Future work can be extended in several directions. First, trust in real-world social networks often exhibits propagation characteristics, whereby individuals extend or transfer trust to others based on existing relational ties. Such propagation plays a critical role in the diffusion of influence and the evolution of group opinions. Therefore, an important direction for future research lies in integrating trust propagation mechanisms into opinion-trust coevolution model. This would enable a more comprehensive representation of opinion and trust dynamics. Then, deploying the proposed human-machine collaborative decision-making mechanism in real-world public opinion management platforms and conducting field-based validations with user feedback will help translate theoretical advances into practical implementations and continuous system improvement.

Conclusion

This work proposed a human-machine collaborative consensus reaching mechanism that considers manipulation tendency. This mechanism can greatly improve the consensus level and reliability of collective public opinion in emergency situations. The contributions of this research can be summarized in the following three points.

1. (1)

   Considering the objectivity, impartiality, and data sensitivity of machines, a new collaborative decision-making mechanism to manage manipulative behavior was proposed. Specifically, the human group discusses and assembles collective opinions, and the machine moderator learns human behavioral data and feeds back adjustment parameters to supervise their social network. This allows for a high consensus collective opinion while controlling the manipulation of tendency.

2. (2)

   Manipulators can only influence the collective opinion through two behaviors: expressing their own opinion and influencing the opinion expression of others. With this in mind, a two-dimensional behavioral manipulation tendency measurement function based on extreme opinions and expected influence is proposed, emphasizing the importance of predicted influence in manipulation identification. Further, we measure the manipulation tendency through the neutral element parameter of the non-matrix operator and set it as a gain function to train machine moderators, which achieves some effectiveness in managing manipulative behaviors.

3. (3)

   Considering that the public is unorganized and easily influenced, and that its reliability and stability are debatable, an opinion fusion method for use in emergency environments was proposed. The proposed method not only improves the consensus of collective public opinion through coevolution but also improves the reliability of collective public opinion through RL. The result not only enhances the reliability and democracy of public opinion, but also rapidly improves the public’s ability to perceive the state of affairs in emergency scenarios.

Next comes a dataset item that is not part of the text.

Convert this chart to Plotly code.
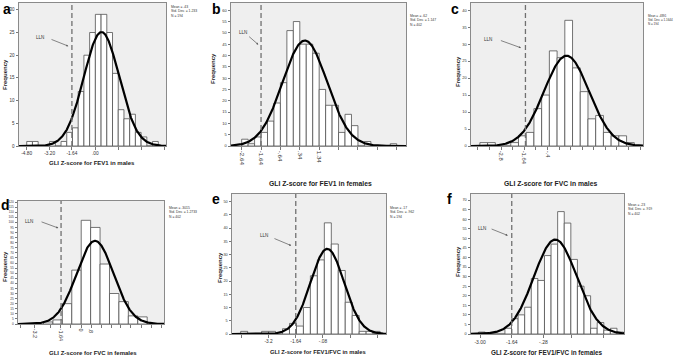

However, this work is still in its infancy, leaving ample room for exploration in the future. The opinion-trust coevolution model, while effective, is based on simplified assumptions and may not fully capture real-world complexities. Additionally, the machine moderator was tested in a specific simulated scenario, which limits its generalizability. Future research should integrate trust propagation mechanisms into the model and validate the approach in real-world public opinion platforms to ensure its practical applicability and improvement.